On s’en doutait après l’échec public et critique de La jeune fille de l’eau, pour M Night Shyamalan, plus rien ne sera comme avant. Car avec ce conte fantastique en forme de critique au vitriol du modèle hollywoodien, le réalisateur s’est mis à dos toute la profession, des studios aux tabloïds. Accusations d’intransigeance et d’égocentrisme très prononcé, absence de remise en question, le retour de bâton est très dur pour celui qui fut présenté en son temps comme un petit génie digne de succéder à Steven Spielberg au titre de wonder boy. En conséquence, M Night Shymalan a dû écrire son nouveau scénario dans son coin et le soumettre aux diktats des studios pour avoir la chance d’occuper une nouvelle fois le fauteuil de réalisateur. Et au vu du résultat, on ne peut que constater qu’il a mis de l’eau dans son vin pour ne plus être considéré comme le vilain petit canard d’Hollywood.
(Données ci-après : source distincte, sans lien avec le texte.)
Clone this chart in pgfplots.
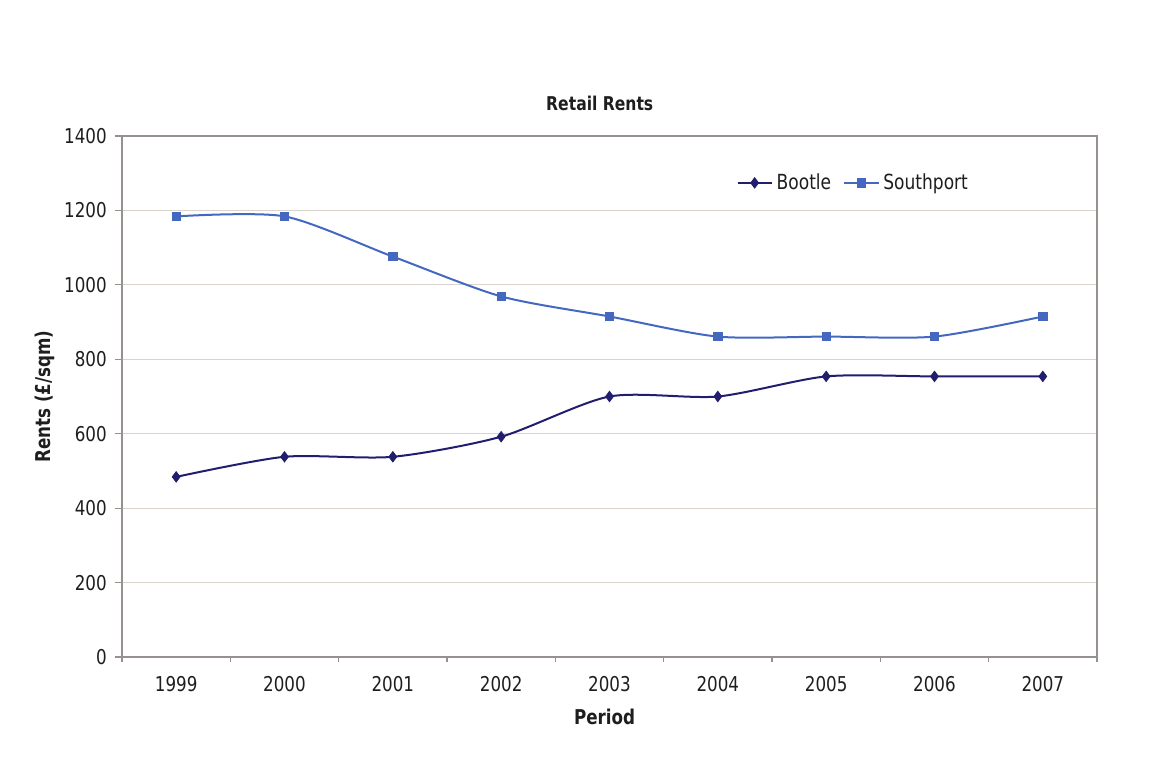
\documentclass[border=0pt]{standalone}
\usepackage{fontspec}
\setmainfont{DejaVu Sans}[FakeStretch=0.82]
\usepackage{pgfplots}
\pgfplotsset{compat=1.18}
\definecolor{bootle}{RGB}{33,30,110}
\definecolor{south}{RGB}{68,104,192}
\definecolor{gridc}{RGB}{218,212,206}
\definecolor{axc}{RGB}{150,144,142}
\definecolor{txt}{RGB}{30,30,30}
\begin{document}
\begin{tikzpicture}
\path[use as bounding box] (0,0) rectangle (583.5pt,386.5pt);
\begin{axis}[
  at={(61pt,58pt)}, anchor=south west,
  scale only axis, width=487.5pt, height=260.5pt,
  xmin=-0.5, xmax=8.5, ymin=0, ymax=1400,
  xtick={0,...,8},
  xticklabels={1999,2000,2001,2002,2003,2004,2005,2006,2007},
  extra x ticks={-0.5,0.5,...,8.5},
  extra x tick labels={},
  extra x tick style={xtick style={draw=axc, line width=0.6pt}, major tick length=2.6pt},
  ytick={0,200,...,1400},
  major tick length=3.5pt,
  tick align=outside,
  xtick pos=bottom, ytick pos=left,
  xtick style={draw=none},
  ytick style={axc, line width=0.6pt},
  axis line style={axc, line width=0.9pt},
  ymajorgrids, grid style={gridc, line width=0.6pt},
  /pgf/number format/assume math mode=true,
  /pgf/number format/1000 sep={},
  tick label style={font=\fontsize{10.2}{12}\selectfont, text=txt},
  xticklabel style={yshift=-2.8pt},
  yticklabel style={xshift=-0.6pt},
  title={\textbf{Retail Rents}},
  title style={at={(axis description cs:0.490,1)}, anchor=center, yshift=10.5pt, font=\fontsize{9.5}{11}\selectfont, text=txt},
  xlabel={\textbf{Period}},
  xlabel style={at={(axis description cs:0.495,0)}, anchor=center, yshift=-30pt, font=\fontsize{10.2}{12}\selectfont, text=txt},
  ylabel={\textbf{Rents (£/sqm)}},
  ylabel style={at={(axis description cs:-0.079,0.5)}, anchor=center, font=\fontsize{10.2}{12}\selectfont, text=txt},
  legend style={at={(axis description cs:0.751,0.91)}, anchor=center, draw=none, fill=none,
    font=\fontsize{10.4}{12}\selectfont, text=txt, legend columns=2,
    /tikz/every even column/.append style={column sep=4pt}},
  legend image code/.code={\draw[#1, mark repeat=2, mark phase=2] plot coordinates {(0cm,0cm) (0.3cm,0cm) (0.6cm,0cm)};},
]
\addplot[bootle, line width=1pt, smooth, tension=0.45, mark=diamond*, mark size=2.6pt, mark options={fill=bootle, draw=bootle, line width=0.4pt}]
  coordinates {(0,484) (1,538) (2,538) (3,592) (4,700) (5,700) (6,754) (7,754) (8,754)};
\addlegendentry{Bootle}
\addplot[south, line width=1pt, smooth, tension=0.45, mark=square*, mark size=2.1pt, mark options={fill=south, draw=south, line width=0.4pt}]
  coordinates {(0,1184) (1,1184) (2,1076) (3,969) (4,915) (5,861) (6,861) (7,861) (8,915)};
\addlegendentry{Southport}
\end{axis}
\end{tikzpicture}
\end{document}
Phénomènes contient en effet tout le renoncement d’un réalisateur autrefois inspiré, qui savait à la fois surprendre tout en démontant explicitement la mécanique du suspense et de la terreur. Le film manifestait pourtant une ambition toute simple : faire peur avec… rien ! Car en incarnant la menace par l’environnement naturel, la nature, les arbres, l’air, le vent, M Night Shyamalan avait l’occasion de réaliser Les oiseaux… sans oiseaux. Cela nous vaut une ou deux séquences assez efficaces dans leur déroulement et leur découpage, où les personnages tentent d’échapper à une brise meurtrière dans un champ ou, quand le trou dans le toit ouvrant d’une voiture condamne ses occupants à la mort. La mise en place, dans le premier quart d’heure est aussi spectaculaire, avec ses séquences de suicide collectif précédées d’une suspension des mouvements de foule assez terrifiants. C’est bien peu, surtout à considérer que le reste baigne dans le ridicule le plus absolu.
M Night Shyamalan échoue dans tous les registres où il excellait il n’y a pas si longtemps : caractérisation des personnages, direction d’acteurs, conduite de l’intrigue, à tel point qu’on se demande en observant ce naufrage si on n’assiste pas à un nouvel opus de la série Scary Movie, tant tout ici flirte avec la parodie involontaire. Comme lors de la confession de Zooey Deschanel à Mark Wahlberg qui lui avoue, prise de remords, qu’elle lui a menti en lui cachant qu’elle a été manger un tiramisu avec un collègue après le travail. Et lui, de rétorquer qu’il a acheté du sirop pour la toux uniquement pour mater les jolies fesses de la pharmacienne ! On croit avoir atteint le comble du ridicule : que nenni ! Car M Night Shyamalan nous réserve une scène tristement mémorable où Mark Wahlberg s’adresse sérieusement à une plante d’intérieur avant de s’apercevoir qu’il s’agit d’une imitation en plastique. Triste. Car pour prononcer des lignes aussi grotesques, les acteurs affectent des mines ahuries dignes d’un Charlie Sheen dans Hot Shot. Sauf que dans ce deuxième cas, la parodie est manifeste.
Comme si cela ne suffisait pas, le réalisateur nous assène une morale écologique de circonstance et un discours sur la famille et la paternité, écœurant de moralisme bien pensant. Car si le but de l’histoire pour le couple de héros est le chemin qui les conduit à avoir un enfant, on ne comprend pas vraiment la galerie de personnages secondaires qu’ils croisent dans leur périple. Quelle est la fonctionnalité de cette recluse à moitié folle qui les accueille chez elle dans un remake involontaire de Misery ? À quoi rime la fascination de ce botaniste pour les hot-dogs ? Que signifie le meurtre de ces deux ados par un réfugié adepte d’armes à feu ? On ne sait pas, on ne saisit pas bien où M Night Shyamalan veut en venir, quel est le sens de son propos. Il n’est certes pas aidé par une production si riquiqui qu’elle interdit toute scène d’ampleur collective (on a rarement vu séquences d’évacuation aussi peu hystériques que dans ce film, un comble quand l’humanité est menacée) et qui aurait pu faire décoller le film dans son dernier acte. Précisément au moment où il se conclut.